ビットコイン投資信託への資金フロー、ゴールドETFを上回る
最大手デジタル資産運用会社グレースケールの最高経営責任者Michael Sonnenshein氏がJPモルガンの報告を引用、ビットコイン投資信託への資金流入ペースが、金(ゴールド)ETFを上回っていることが示されている。
“What makes the October flow trajectory for the @Grayscale #Bitcoin Trust even more impressive is its contrast with the equivalent flow trajectory for #gold ETFs, which overall saw modest outflows since mid-October…” via @jpmorgan pic.twitter.com/NQGZTIpZJu
— Michael Sonnenshein (@Sonnenshein) November 7, 2020
ゴールドETF(上場投資信託)よりも、グレースケールの提供するビットコイン投資信託(GBTC)への投資フローが急勾配を描いて上昇している。
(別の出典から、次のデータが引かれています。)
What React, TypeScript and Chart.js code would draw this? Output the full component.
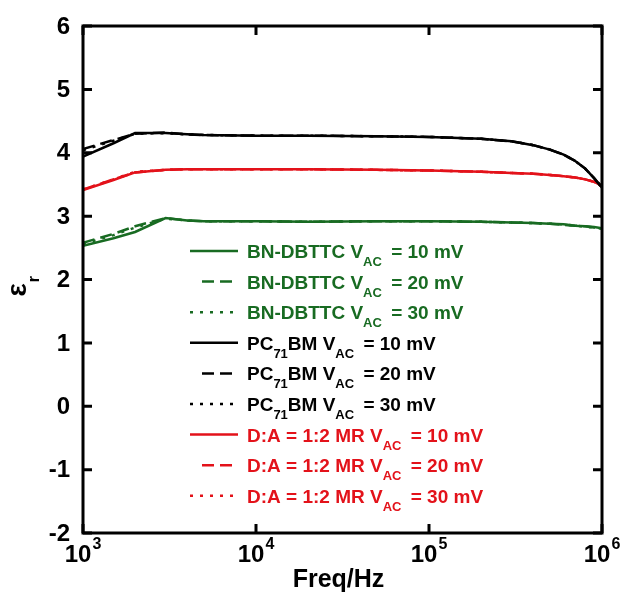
import React, { useEffect, useRef } from "react";
import { Chart, registerables } from "chart.js";

Chart.register(...registerables);

// ---- data ----
const freqHz = [1000, 1500, 2000, 3000, 4000, 5000, 10000, 20000, 50000, 100000, 200000, 300000, 400000, 500000, 600000, 700000, 800000, 900000, 1000000];

const bnDbttc10 = [2.53, 2.65, 2.75, 2.97, 2.93, 2.92, 2.92, 2.91, 2.92, 2.92, 2.91, 2.90, 2.89, 2.88, 2.87, 2.85, 2.84, 2.83, 2.81];
const bnDbttc20 = [2.58, 2.72, 2.84, 2.97, 2.93, 2.92, 2.92, 2.91, 2.92, 2.92, 2.91, 2.90, 2.89, 2.88, 2.86, 2.85, 2.84, 2.82, 2.80];
const bnDbttc30 = [2.56, 2.70, 2.82, 2.96, 2.93, 2.92, 2.92, 2.91, 2.92, 2.92, 2.91, 2.90, 2.89, 2.88, 2.87, 2.85, 2.83, 2.82, 2.80];

const pc71bm10 = [3.94, 4.15, 4.31, 4.31, 4.29, 4.28, 4.27, 4.27, 4.26, 4.25, 4.22, 4.18, 4.12, 4.05, 3.97, 3.87, 3.75, 3.60, 3.45];
const pc71bm20 = [4.06, 4.20, 4.30, 4.32, 4.29, 4.28, 4.27, 4.27, 4.26, 4.25, 4.22, 4.18, 4.12, 4.05, 3.97, 3.87, 3.75, 3.60, 3.45];
const pc71bm30 = [4.04, 4.19, 4.30, 4.31, 4.29, 4.28, 4.27, 4.27, 4.26, 4.25, 4.22, 4.18, 4.12, 4.05, 3.97, 3.87, 3.75, 3.60, 3.46];

const blend10 = [3.41, 3.57, 3.69, 3.73, 3.74, 3.74, 3.74, 3.74, 3.73, 3.72, 3.70, 3.68, 3.67, 3.65, 3.63, 3.61, 3.58, 3.54, 3.48];
const blend20 = [3.42, 3.58, 3.69, 3.73, 3.74, 3.74, 3.74, 3.74, 3.73, 3.72, 3.70, 3.68, 3.67, 3.65, 3.63, 3.61, 3.58, 3.54, 3.48];
const blend30 = [3.42, 3.58, 3.70, 3.73, 3.74, 3.74, 3.74, 3.74, 3.73, 3.72, 3.70, 3.68, 3.67, 3.65, 3.63, 3.61, 3.58, 3.54, 3.47];

const xTickValues = [1000, 10000, 100000, 1000000];
const xTickExponents = ["3", "4", "5", "6"];
const yTickValues = [-2, -1, 0, 1, 2, 3, 4, 5, 6];

const GREEN = "#186b22";
const BLACK = "#000000";
const RED = "#e3121a";

const SOLID: number[] = [];
const DASHED = [12, 6];
const DOTTED = [3, 7];

type Seg = { t: string; sub?: boolean; gap?: number };
const legendLabels: Seg[][] = [
  [{ t: "BN-DBTTC V" }, { t: "AC", sub: true, gap: 4 }, { t: " = 10 mV" }],
  [{ t: "BN-DBTTC V" }, { t: "AC", sub: true, gap: 4 }, { t: " = 20 mV" }],
  [{ t: "BN-DBTTC V" }, { t: "AC", sub: true, gap: 4 }, { t: " = 30 mV" }],
  [{ t: "PC" }, { t: "71", sub: true, gap: 0 }, { t: "BM V" }, { t: "AC", sub: true, gap: 4 }, { t: " = 10 mV" }],
  [{ t: "PC" }, { t: "71", sub: true, gap: 0 }, { t: "BM V" }, { t: "AC", sub: true, gap: 4 }, { t: " = 20 mV" }],
  [{ t: "PC" }, { t: "71", sub: true, gap: 0 }, { t: "BM V" }, { t: "AC", sub: true, gap: 4 }, { t: " = 30 mV" }],
  [{ t: "D:A = 1:2 MR V" }, { t: "AC", sub: true, gap: 4 }, { t: " = 10 mV" }],
  [{ t: "D:A = 1:2 MR V" }, { t: "AC", sub: true, gap: 4 }, { t: " = 20 mV" }],
  [{ t: "D:A = 1:2 MR V" }, { t: "AC", sub: true, gap: 4 }, { t: " = 30 mV" }],
];

const seriesValues = [bnDbttc10, bnDbttc20, bnDbttc30, pc71bm10, pc71bm20, pc71bm30, blend10, blend20, blend30];
const seriesColors = [GREEN, GREEN, GREEN, BLACK, BLACK, BLACK, RED, RED, RED];
const seriesDashes = [SOLID, DASHED, DOTTED, SOLID, DASHED, DOTTED, SOLID, DASHED, DOTTED];

const FONT = "'Liberation Sans', Arial, Helvetica, sans-serif";

const decorPlugin = {
  id: "decor",
  afterDatasetsDraw(chart: any) {
    const ctx: CanvasRenderingContext2D = chart.ctx;
    const { left, right, top, bottom } = chart.chartArea;
    const xs = chart.scales.x;
    const ys = chart.scales.y;
    ctx.save();

    // frame
    ctx.strokeStyle = "#000";
    ctx.lineWidth = 3;
    ctx.setLineDash([]);
    ctx.strokeRect(left, top, right - left, bottom - top);

    // ticks (inward)
    const tl = 9;
    ctx.lineWidth = 3;
    ctx.beginPath();
    yTickValues.forEach((v) => {
      const y = ys.getPixelForValue(v);
      ctx.moveTo(left, y);
      ctx.lineTo(left + tl, y);
      ctx.moveTo(right, y);
      ctx.lineTo(right - tl, y);
    });
    xTickValues.forEach((v) => {
      const x = xs.getPixelForValue(v);
      ctx.moveTo(x, bottom);
      ctx.lineTo(x, bottom - tl);
      ctx.moveTo(x, top);
      ctx.lineTo(x, top + tl);
    });
    ctx.stroke();

    // y tick labels
    ctx.fillStyle = "#000";
    ctx.font = `bold 24px ${FONT}`;
    ctx.textAlign = "right";
    ctx.textBaseline = "middle";
    yTickValues.forEach((v) => {
      ctx.fillText(String(v), left - 13, ys.getPixelForValue(v) + 1);
    });

    // x tick labels 10^n
    ctx.textAlign = "left";
    ctx.textBaseline = "alphabetic";
    xTickValues.forEach((v, i) => {
      const x = xs.getPixelForValue(v);
      ctx.font = `bold 24px ${FONT}`;
      const wb = ctx.measureText("10").width;
      ctx.font = `bold 16px ${FONT}`;
      const we = ctx.measureText(xTickExponents[i]).width;
      const x0 = x - (wb + we + 1) / 2;
      ctx.font = `bold 24px ${FONT}`;
      ctx.fillText("10", x0, bottom + 29);
      ctx.font = `bold 16px ${FONT}`;
      ctx.fillText(xTickExponents[i], x0 + wb + 1, bottom + 16);
    });

    // x title
    ctx.font = `bold 25px ${FONT}`;
    ctx.textAlign = "center";
    ctx.fillText("Freq/Hz", (left + right) / 2 - 4, bottom + 54);

    // y title epsilon_r
    ctx.save();
    ctx.translate(left - 57, (top + bottom) / 2 + 17);
    ctx.rotate(-Math.PI / 2);
    ctx.textAlign = "left";
    ctx.font = `bold 28px ${FONT}`;
    ctx.fillText("ε", 0, 0);
    const we = ctx.measureText("ε").width;
    ctx.font = `bold 16px ${FONT}`;
    ctx.fillText("r", we + 1, 13);
    ctx.restore();

    // legend
    const x1 = 190;
    const x2 = 238;
    const tx = 247;
    const baseY0 = 258;
    const step = 30.6;
    legendLabels.forEach((segs, i) => {
      const base = baseY0 + i * step;
      const ly = base - 7;
      const color = seriesColors[i];
      const dash = seriesDashes[i];
      ctx.strokeStyle = color;
      ctx.lineWidth = 2.5;
      ctx.setLineDash(dash);
      ctx.beginPath();
      const startX = dash === DASHED ? 202 : x1;
      ctx.moveTo(startX, ly);
      ctx.lineTo(x2, ly);
      ctx.stroke();
      ctx.setLineDash([]);
      ctx.fillStyle = color;
      ctx.textAlign = "left";
      let cx = tx;
      segs.forEach((s) => {
        if (s.sub) {
          ctx.font = `bold 13px ${FONT}`;
          ctx.fillText(s.t, cx, base + 8);
          cx += ctx.measureText(s.t).width + (s.gap ?? 0);
        } else {
          ctx.font = `bold 19px ${FONT}`;
          ctx.fillText(s.t, cx, base);
          cx += ctx.measureText(s.t).width;
        }
      });
    });

    ctx.restore();
  },
};

export default function App() {
  const ref = useRef<HTMLCanvasElement | null>(null);
  useEffect(() => {
    if (!ref.current) return;
    const chart = new Chart(ref.current, {
      type: "line",
      data: {
        datasets: seriesValues.map((vals, i) => ({
          label: legendLabels[i].map((s) => s.t).join(""),
          data: freqHz.map((f, j) => ({ x: f, y: vals[j] })),
          borderColor: seriesColors[i],
          backgroundColor: seriesColors[i],
          borderWidth: 2.5,
          borderDash: seriesDashes[i],
          pointRadius: 0,
          tension: 0,
          fill: false,
        })),
      },
      plugins: [decorPlugin],
      options: {
        animation: false,
        responsive: false,
        devicePixelRatio: 1,
        layout: { padding: { left: 83, top: 26, right: 23, bottom: 61 } },
        plugins: { legend: { display: false }, tooltip: { enabled: false } },
        scales: {
          x: { type: "logarithmic", min: 1000, max: 1000000, display: false },
          y: { type: "linear", min: -2, max: 6, display: false },
        },
      },
    });
    return () => chart.destroy();
  }, []);
  return (
    <div style={{ position: "absolute", left: 0, top: 0, width: 625, height: 594, background: "#fff" }}>
      <canvas ref={ref} width={625} height={594} style={{ display: "block" }} />
    </div>
  );
}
JPモルガンは、ゴールドの代わりにビットコイン購入を検討する投資家の存在を示すかもしれないとして次のように分析する。
グレースケールのビットコイン投資信託は、ゴールドETFへの資金フロー曲線と対比するとさらに注目される。ゴールドは、10月中旬以降全体的に少量ながら資金流出が見られた。この対比からは、以前にファミリーオフィスなどゴールドETFに投資していた投資家の一部が、ゴールドを代替する資産としてビットコインを検討している可能性を考えられるかもしれない。
グレースケールの運用資産総額は91億ドルに到達
2013年に設立されたグレースケールは顧客にヘッジファンドやファミリーオフィス、年金、基金、適格投資家などを抱えており、急成長中だ。
11/06/20 UPDATE: Net Assets Under Management, Holdings per Share, and Market Price per Share for our Investment Products.
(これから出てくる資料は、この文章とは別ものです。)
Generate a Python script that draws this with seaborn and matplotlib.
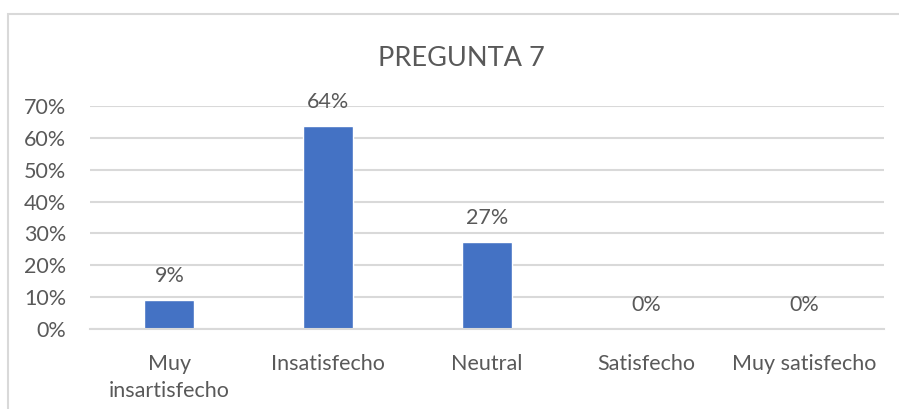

Total AUM: $9.1 billion$BTC $BCH $ETH $ETC $ZEN $LTC $XLM $XRP $ZEC pic.twitter.com/F3bEvvZqLq
— Grayscale (@Grayscale) November 6, 2020
同社はビットコイン(BTC)の他にも、ビットコインキャッシュ(BCH)、イーサリアム(ETH)、イーサリアムクラシック(ETC )、ホライズン(ZEN)、ライトコイン(LTC)、ステラ(XLM)、リップル(XRP)、ジーキャッシュ(ZEC)など様々な暗号資産(仮想通貨)銘柄の投資信託を提供している。
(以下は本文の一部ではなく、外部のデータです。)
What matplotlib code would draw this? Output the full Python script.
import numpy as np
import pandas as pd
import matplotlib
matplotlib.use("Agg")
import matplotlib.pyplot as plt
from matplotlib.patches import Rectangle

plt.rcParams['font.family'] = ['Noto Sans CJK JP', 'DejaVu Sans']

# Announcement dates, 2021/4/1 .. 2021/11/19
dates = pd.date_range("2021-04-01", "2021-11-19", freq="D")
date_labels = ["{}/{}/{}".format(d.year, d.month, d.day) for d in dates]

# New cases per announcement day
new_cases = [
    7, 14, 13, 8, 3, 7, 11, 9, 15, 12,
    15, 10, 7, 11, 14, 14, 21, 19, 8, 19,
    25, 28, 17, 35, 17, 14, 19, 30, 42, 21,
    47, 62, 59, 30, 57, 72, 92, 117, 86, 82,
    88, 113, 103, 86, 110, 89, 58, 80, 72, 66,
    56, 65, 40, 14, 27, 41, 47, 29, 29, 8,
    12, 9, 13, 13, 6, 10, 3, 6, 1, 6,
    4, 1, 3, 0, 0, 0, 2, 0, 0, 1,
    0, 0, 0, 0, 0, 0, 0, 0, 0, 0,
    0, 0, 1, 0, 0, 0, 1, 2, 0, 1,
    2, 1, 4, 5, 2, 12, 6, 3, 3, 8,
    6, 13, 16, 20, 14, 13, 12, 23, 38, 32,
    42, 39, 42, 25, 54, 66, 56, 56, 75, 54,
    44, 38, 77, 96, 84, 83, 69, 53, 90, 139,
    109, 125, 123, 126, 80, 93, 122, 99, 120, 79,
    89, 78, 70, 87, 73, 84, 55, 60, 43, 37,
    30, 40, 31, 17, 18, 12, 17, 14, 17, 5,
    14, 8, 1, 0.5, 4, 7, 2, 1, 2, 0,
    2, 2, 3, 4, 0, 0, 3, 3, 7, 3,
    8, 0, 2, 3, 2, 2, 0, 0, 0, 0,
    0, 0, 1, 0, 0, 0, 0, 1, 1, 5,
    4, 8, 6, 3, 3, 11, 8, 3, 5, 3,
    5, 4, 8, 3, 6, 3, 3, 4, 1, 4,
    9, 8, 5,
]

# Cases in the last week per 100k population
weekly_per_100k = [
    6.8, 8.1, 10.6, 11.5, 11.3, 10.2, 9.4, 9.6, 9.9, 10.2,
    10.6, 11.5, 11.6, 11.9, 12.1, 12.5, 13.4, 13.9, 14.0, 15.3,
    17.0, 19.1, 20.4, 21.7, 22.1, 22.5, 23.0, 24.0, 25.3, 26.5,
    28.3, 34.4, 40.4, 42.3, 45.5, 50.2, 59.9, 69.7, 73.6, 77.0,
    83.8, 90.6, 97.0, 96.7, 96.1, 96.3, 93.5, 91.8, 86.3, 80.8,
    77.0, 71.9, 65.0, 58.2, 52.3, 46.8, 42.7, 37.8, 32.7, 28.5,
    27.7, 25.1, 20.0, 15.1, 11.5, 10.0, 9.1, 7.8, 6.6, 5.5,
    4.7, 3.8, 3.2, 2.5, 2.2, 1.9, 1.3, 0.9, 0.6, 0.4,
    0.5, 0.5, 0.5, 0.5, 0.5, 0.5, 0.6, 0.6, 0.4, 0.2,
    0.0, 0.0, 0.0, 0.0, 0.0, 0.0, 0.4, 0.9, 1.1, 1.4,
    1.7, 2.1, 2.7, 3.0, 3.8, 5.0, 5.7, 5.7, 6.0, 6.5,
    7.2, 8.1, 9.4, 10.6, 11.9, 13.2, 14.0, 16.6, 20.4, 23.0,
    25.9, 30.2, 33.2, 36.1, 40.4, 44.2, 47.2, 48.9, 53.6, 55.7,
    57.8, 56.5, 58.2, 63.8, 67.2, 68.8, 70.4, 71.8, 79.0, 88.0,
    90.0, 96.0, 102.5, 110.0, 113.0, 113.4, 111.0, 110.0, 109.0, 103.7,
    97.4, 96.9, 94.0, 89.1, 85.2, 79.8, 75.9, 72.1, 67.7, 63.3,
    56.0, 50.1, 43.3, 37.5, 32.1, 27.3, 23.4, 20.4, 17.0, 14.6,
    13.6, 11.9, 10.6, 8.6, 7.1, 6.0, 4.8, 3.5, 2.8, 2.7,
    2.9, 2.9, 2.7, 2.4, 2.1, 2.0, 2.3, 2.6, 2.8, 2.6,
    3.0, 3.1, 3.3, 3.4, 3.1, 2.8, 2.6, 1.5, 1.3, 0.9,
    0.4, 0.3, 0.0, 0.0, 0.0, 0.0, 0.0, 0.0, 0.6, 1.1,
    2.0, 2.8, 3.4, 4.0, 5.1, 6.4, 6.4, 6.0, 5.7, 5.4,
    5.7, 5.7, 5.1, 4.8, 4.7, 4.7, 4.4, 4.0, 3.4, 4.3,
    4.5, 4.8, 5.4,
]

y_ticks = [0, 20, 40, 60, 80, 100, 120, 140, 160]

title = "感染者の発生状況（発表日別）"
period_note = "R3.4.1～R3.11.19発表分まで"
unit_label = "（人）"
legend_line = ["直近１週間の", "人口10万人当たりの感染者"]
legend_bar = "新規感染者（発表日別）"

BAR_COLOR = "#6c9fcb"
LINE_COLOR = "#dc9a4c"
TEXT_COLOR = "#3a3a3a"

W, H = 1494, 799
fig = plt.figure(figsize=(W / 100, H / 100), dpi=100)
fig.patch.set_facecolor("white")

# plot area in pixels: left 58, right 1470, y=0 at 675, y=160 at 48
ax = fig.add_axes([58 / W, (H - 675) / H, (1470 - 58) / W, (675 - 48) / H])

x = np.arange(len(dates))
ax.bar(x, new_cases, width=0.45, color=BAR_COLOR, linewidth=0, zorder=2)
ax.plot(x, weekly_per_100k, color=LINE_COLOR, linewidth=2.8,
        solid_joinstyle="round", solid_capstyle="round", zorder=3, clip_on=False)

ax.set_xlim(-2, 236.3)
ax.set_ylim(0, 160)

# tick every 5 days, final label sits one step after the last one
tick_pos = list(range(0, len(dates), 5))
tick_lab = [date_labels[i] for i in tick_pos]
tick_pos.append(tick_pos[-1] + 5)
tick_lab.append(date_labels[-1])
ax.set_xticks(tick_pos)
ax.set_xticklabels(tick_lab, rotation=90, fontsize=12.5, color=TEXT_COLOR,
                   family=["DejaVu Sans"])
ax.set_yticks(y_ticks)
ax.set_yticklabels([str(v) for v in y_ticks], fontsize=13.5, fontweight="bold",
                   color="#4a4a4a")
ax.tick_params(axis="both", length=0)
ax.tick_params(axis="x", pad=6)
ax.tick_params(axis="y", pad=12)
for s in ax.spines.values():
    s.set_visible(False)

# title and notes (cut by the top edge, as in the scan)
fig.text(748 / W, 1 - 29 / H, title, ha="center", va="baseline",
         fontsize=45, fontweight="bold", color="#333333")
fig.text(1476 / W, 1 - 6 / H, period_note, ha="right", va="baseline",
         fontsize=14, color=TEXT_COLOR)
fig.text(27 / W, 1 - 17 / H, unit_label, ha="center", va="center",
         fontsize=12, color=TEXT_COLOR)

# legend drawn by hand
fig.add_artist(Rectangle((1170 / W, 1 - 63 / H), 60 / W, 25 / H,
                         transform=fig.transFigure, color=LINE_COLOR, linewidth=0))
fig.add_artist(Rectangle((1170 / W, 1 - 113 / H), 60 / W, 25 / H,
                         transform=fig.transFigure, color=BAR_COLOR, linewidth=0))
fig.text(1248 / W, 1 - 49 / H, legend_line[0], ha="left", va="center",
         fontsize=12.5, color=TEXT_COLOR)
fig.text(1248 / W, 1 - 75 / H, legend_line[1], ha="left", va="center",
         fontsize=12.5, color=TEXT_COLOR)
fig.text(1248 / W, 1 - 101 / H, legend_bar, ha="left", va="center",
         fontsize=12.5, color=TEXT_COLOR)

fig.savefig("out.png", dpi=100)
資金流入額では、2020年の第3四半期のみで、グレースケールには10億ドル以上に上り、年初から現在までの期間では30億近くにまで拡大している。
11月6日発表の運用資産総額は、91億ドル(約9400億円)に到達した。
イーサリアム投資信託をSECに登録
グレースケールは10月、ビットコイン投資信託(GBTC)に続いてイーサリアム投資信託(ETHE)についても、SEC(米証券取引委員会)に報告する企業として正式登録。以降、SECに四半期・年次の運営情報を提出することになる。
このことで金融商品としての信頼性が向上したことも契機となってか、11月6日にETHEの運用総額は10億ドル(約1030億円)を突破した。
仮想通貨への見方を翻しつつあるJPモルガン
JPモルガンは今年に入ってからビットコインに対する批判的な見方を転換しつつある。
「流動性:ビットコインとゴールドの競争」という最近の報告書では、PayPalが仮想通貨業界に参入するニュースを受けて、「企業がビットコインをサポートしていくことを示すサインの一つ。長期的にみて、ミレニアル世代がビットコインを利用する率を高められると見る」と述べている。
ビットコインは「短期的には買われすぎの状況」と見るが、仮にミレニアル世代からの投資を中心に、オルタナティブ通貨としてゴールドとさらに競争していけば、長期的には上昇し得ると予測。ビットコインが民間セクターの投資規模でゴールドに匹敵するためには、ビットコイン時価総額が10倍(2.4兆ドル)になる必要があるとも分析している。